Иван Иванович Толстой, недавний конференц-секретарь, уже повышенный за труды в вице-президенты, не без удовольствия замечает: «Товарищество, видимо, переживает кризис…» Но (вынужден признать): «С Ярошенко во главе, при двух адъютантах — Мясоедове и Лемохе — трудно надеяться на мирное житие».

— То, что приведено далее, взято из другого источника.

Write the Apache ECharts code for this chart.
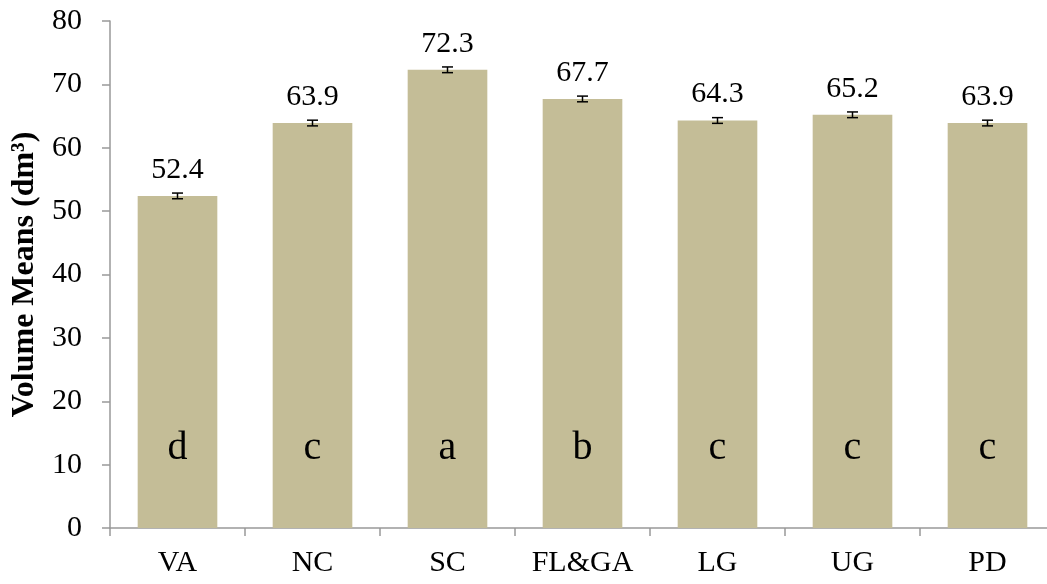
<!DOCTYPE html>
<html><head><meta charset="utf-8">
<script src="https://cdn.jsdelivr.net/npm/echarts@6/dist/echarts.min.js"></script>
<style>html,body{margin:0;padding:0;background:#fff}#c{width:1047px;height:584px}</style>
</head><body><div id="c"></div>
<script>
const categories = ['VA','NC','SC','FL&GA','LG','UG','PD'];
const means = [52.4, 63.9, 72.3, 67.7, 64.3, 65.2, 63.9];
const errors = [0.45, 0.45, 0.45, 0.45, 0.45, 0.45, 0.45];
const groups = ['d','c','a','b','c','c','c'];
const yTicks = [0,10,20,30,40,50,60,70,80];

const font = '"Liberation Serif","Times New Roman",serif';
const chart = echarts.init(document.getElementById('c'));
chart.setOption({
  animation: false,
  grid: {left: 110, top: 21, height: 507, width: 945, containLabel: false, outerBoundsMode: 'none'},
  xAxis: {
    type: 'category', data: categories,
    axisLine: {lineStyle: {color: '#999', width: 1.5}},
    axisTick: {show: true, length: 8, lineStyle: {color: '#999', width: 1.5}},
    axisLabel: {color: '#000', fontFamily: font, fontSize: 30, margin: 20, interval: 0, hideOverlap: false}
  },
  yAxis: {
    type: 'value', min: yTicks[0], max: yTicks[yTicks.length-1], interval: 10,
    name: 'Volume Means (dm³)', nameLocation: 'middle', nameGap: 67,
    nameTextStyle: {color: '#000', fontFamily: font, fontSize: 32, fontWeight: 'bold'},
    axisLine: {show: true, lineStyle: {color: '#999', width: 1.5}},
    axisTick: {show: true, length: 8, lineStyle: {color: '#999', width: 1.5}},
    splitLine: {show: false},
    axisLabel: {color: '#000', fontFamily: font, fontSize: 30, margin: 28}
  },
  series: [
    {
      type: 'bar', data: means, barWidth: '59%',
      itemStyle: {color: '#c4bd97'},
      label: {show: true, position: 'top', distance: 11, color: '#000', fontFamily: font, fontSize: 30,
        formatter: p => p.value.toFixed(1)}
    },
    {
      type: 'bar', data: means, barWidth: '59%', barGap: '-100%',
      itemStyle: {color: 'rgba(0,0,0,0)'},
      label: {show: true, position: 'insideBottom', distance: 60, color: '#000', fontFamily: font, fontSize: 40,
        formatter: p => groups[p.dataIndex]},
      z: 3
    },
    {
      type: 'custom',
      data: means.map((m,i)=>[i, m - errors[i], m + errors[i]]),
      renderItem: function(params, api){
        const x = api.value(0);
        const lo = api.coord([x, api.value(1)]);
        const hi = api.coord([x, api.value(2)]);
        const w = 5.5;
        const st = {stroke: '#000', lineWidth: 1.5};
        return {type: 'group', children: [
          {type: 'line', shape: {x1: lo[0], y1: lo[1], x2: hi[0], y2: hi[1]}, style: st},
          {type: 'line', shape: {x1: lo[0]-w, y1: lo[1], x2: lo[0]+w, y2: lo[1]}, style: st},
          {type: 'line', shape: {x1: hi[0]-w, y1: hi[1], x2: hi[0]+w, y2: hi[1]}, style: st}
        ]};
      },
      z: 5
    }
  ]
});
</script></body></html>
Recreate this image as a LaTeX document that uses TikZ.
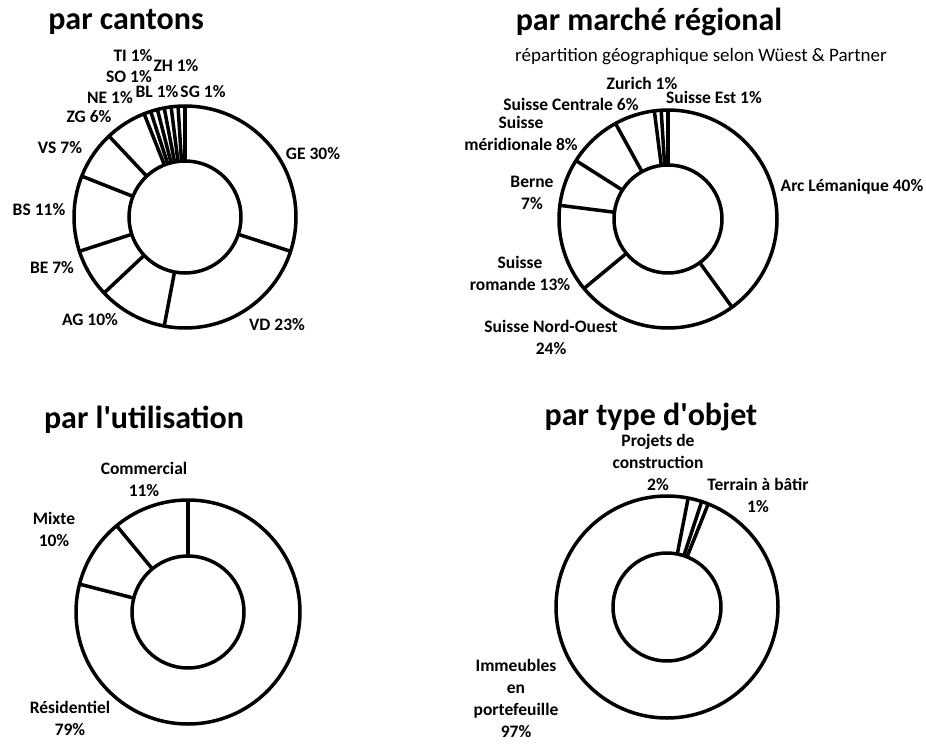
\documentclass[tikz,border=0pt]{standalone}
\usepackage{fontspec}
\setmainfont{Carlito}
\usetikzlibrary{positioning}

\tikzset{
  ring/.style={line width=3.5pt},
  lbl/.style={font=\bfseries\fontsize{17.5}{22}\selectfont, align=center, inner sep=0pt},
  ttl/.style={font=\bfseries\fontsize{32}{36}\selectfont, inner sep=0pt},
}

\begin{document}
\begin{tikzpicture}[x=1pt,y=-1pt]
	\fill[white] (0,0) rectangle (926,749);
	\useasboundingbox (0,0) rectangle (926,749);
	%
	\coordinate (c1) at (185,217);
	\coordinate (c2) at (668,219);
	\coordinate (c3) at (188,612);
	\coordinate (c4) at (667,607);
	%
	% par cantons
	\draw[ring] (c1) circle [radius=111] (c1) circle [radius=56];
	\foreach \a in {-90,18,100.8,136.8,162,201.6,226.8,248.4,252,255.6,259.2,262.8,266.4}
		\draw[ring,shift={(c1)}] (\a:56) -- (\a:111);
	\node[ttl] (t1) at (126,22) {par cantons};
	\node[lbl] (ge) at (313,154) {GE 30\%};
	\node[lbl] (vd) at (277,325) {VD 23\%};
	\node[lbl] (ag) at (90,320) {AG 10\%};
	\node[lbl] (be) at (52,268) {BE 7\%};
	\node[lbl] (bs) at (39,210) {BS 11\%};
	\node[lbl] (vs) at (60,148) {VS 7\%};
	\node[lbl] (zg) at (89,117) {ZG 6\%};
	\node[lbl] (ne) at (110,98) {NE 1\%};
	\node[lbl] (so) at (129,77) {SO 1\%};
	\node[lbl] (ti) at (133,56) {TI 1\%};
	\node[lbl] (bl) at (157,92) {BL 1\%};
	\node[lbl] (zh) at (176,66) {ZH 1\%};
	\node[lbl] (sg) at (203,92) {SG 1\%};
	%
	% par marche regional
	\draw[ring] (c2) circle [radius=109] (c2) circle [radius=54];
	\foreach \a in {-90,54,140.4,187.2,212.4,241.2,262.8,266.4}
		\draw[ring,shift={(c2)}] (\a:54) -- (\a:109);
	\node[ttl] (t2) at (649,22) {par marché régional};
	\node[font=\fontsize{19}{22}\selectfont, inner sep=0pt] (sub) at (701,57) {répartition géographique selon Wüest \& Partner};
	\node[lbl] (arc) at (852,187) {Arc Lémanique 40\%};
	\node[lbl] (sno) at (551,337) {Suisse Nord-Ouest\\24\%};
	\node[lbl] (rom) at (520,273) {Suisse\\romande 13\%};
	\node[lbl] (ber) at (532,193) {Berne\\7\%};
	\node[lbl] (mer) at (521,133) {Suisse\\méridionale 8\%};
	\node[lbl] (cen) at (571,104) {Suisse Centrale 6\%};
	\node[lbl] (zur) at (642,83) {Zurich 1\%};
	\node[lbl] (est) at (714,97) {Suisse Est 1\%};
	%
	% par l'utilisation
	\draw[ring] (c3) circle [radius=112] (c3) circle [radius=56];
	\foreach \a in {-90,194.4,230.4}
		\draw[ring,shift={(c3)}] (\a:56) -- (\a:112);
	\node[ttl] (t3) at (144,420) {par l\textquotesingle utilisation};
	\node[lbl] (com) at (144,479) {Commercial\\11\%};
	\node[lbl] (mix) at (54,529) {Mixte\\10\%};
	\node[lbl] (res) at (70,718) {Résidentiel\\79\%};
	%
	% par type d'objet
	\draw[ring] (c4) circle [radius=111] (c4) circle [radius=54];
	\foreach \a in {-79,-71.8,-68.2}
		\draw[ring,shift={(c4)}] (\a:54) -- (\a:111);
	\node[ttl] (t4) at (651,417) {par type d\textquotesingle objet};
	\node[lbl] (pro) at (658,462) {Projets de\\construction\\2\%};
	\node[lbl] (ter) at (758,495) {Terrain à bâtir\\1\%};
	\node[lbl] (imm) at (516,698) {Immeubles\\en\\portefeuille\\97\%};
\end{tikzpicture}
\end{document}
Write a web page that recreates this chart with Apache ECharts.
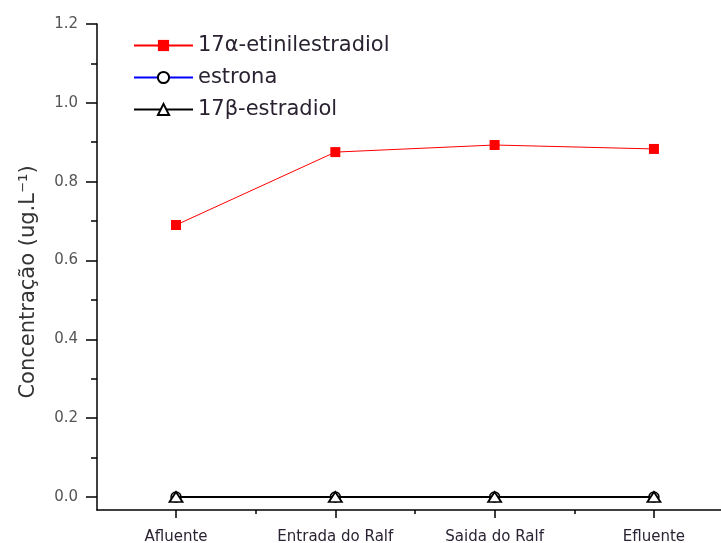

Власти, однако, решили войны не затевать, и без боев они добивались своего легко и ловко. Президент — великий князь — назначил состав Собрания обновленной Академии, в список включил «адъютантов», Мясоедова и Лемоха: милейший Лемох, кроткий и смирный, принял назначение безропотно, несговорчивый Мясоедов поразился «отсутствию Ярошенки в списке» — «и по уму, и по характеру, и по стойкости принципов, а также и по своему значению как портретист» Ярошенко, конечно же, «не должен быть выключен из списка, обнимающего все и вся»; впрочем, и Мясоедов назначение принял. Он, Мясоедов, член-учредитель Товарищества, всю жизнь глубоко оскорблявшийся, если кто-нибудь не признавал в нем первого и единственного основателя Общества, удовлетворенно объяснял обновление Академии «влиянием бродильного грибка, который привит к искусству Товариществом», предполагал, что «надобность в существовании нашей группы, связанной общим интересом, не прошла», но в упорстве Ярошенко видел некоторую односторонность — Николай Александрович «старается что-то охранять, что давно испарилось».
Ярошенко стоит до последнего.
Мясоедов, правда, предпринимает некоторые шаги, чтобы выбрать упрямого Ярошенко в Академию: «Николаю Александровичу будет приятней быть избранным, чем назначенным». Но и острый умом Мясоедов не оценил старого товарища. Узнав о выдвижении, Ярошенко обратился в Совет Академии художеств с письмом:
«В списке кандидатов, намеченных для избрания в члены Академии, значусь между прочими и я… Во избежание хотя бы и маловероятной случайности, когда честь избрания могла бы пасть на меня, я считаю необходимым довести до сведения Совета Академии, что я ни в каком случае не могу принять на себя звание члена Академии и сопряженных с ним обязанностей, почему и прошу исключить меня из кандидатского списка».
Ярошенко стоит последний.
«Один-одинешенек, непоколебим и тверд остался — Ярошенко», — писал пристрастный Стасов. («Первым изменником и ренегатом, первой куриной слепотой был — Репин, вторым — Куинджи. Оба они мало-помалу совратили и товарищей. Ужасно, ужасно, ужасно! — говорится в отчаянном письме Стасова. — …Вся надежда — для новой породы передвижников — на молодежь, на юных москвичей…».)
Молодой, по передвижническому счету, Нестеров писал в те же дни: «Передвижная почти брошена на произвол судьбы, там смуты, кажется, большие раздоры у всех с Ярошенко, единственным там из стариков честным и дельным человеком».
Старику Ярошенко еще нет пятидесяти, еще волосы не поседели — лишь чуть припорошены первым серебром, еще хватает силы взбираться по горным кручам, того лишь ради, чтобы увидеть, как нежно, едва приметно порозовели дальние снеговые вершины, чтобы первому встретить рассвет. Но болезнь точит его, и хуже болезни точат мучительные думы об истинной прочности здания, которое он строил всю жизнь, о прочности людей, строивших вместе с ним, о непонятном времени, убивающем прежнюю ясность задачи, о неизбежном одиночестве, когда стоишь до последнего. Болезнь напоминает ему о неотвратимом конце, но страшно умереть при жизни, покинутым отошедшими в сторону сверстниками и шагающими вперед молодыми. В горах его точат думы об оставленных скалистых крепостях, разрушенных врагами и временем, о былом, сохранившемся только в песнях. Но он не сдается мучительным мыслям, как не сдается болезни и не сдается обстоятельствам. Его убеждения непоколебимы, как крепость в горах — противник не может овладеть ею, она может только сдаться. Ярошенко не оставляет своей крепости ни под вражескими ядрами, ни глядя, как уходят из соседних крепостей гарнизоны, ни видя, как новые люди строят новые крепости, в которых собираются жить и сражаться после него.
Он пишет автопортрет, второй за свою жизнь. Первый «все впереди», исполнен надежды и веры. Во втором (и последнем) явственно подведение итогов: вера крепка, но надежд, пожалуй, уже немного, размышления глубоки и трудны, мучительная напряженность сильной мысли роднит автопортрет с портретом неизвестной в кресле. «Председатель остается, погруженный в глубокую задумчивость»…
Ему наперебой объясняли выгоды сотрудничества с Академией.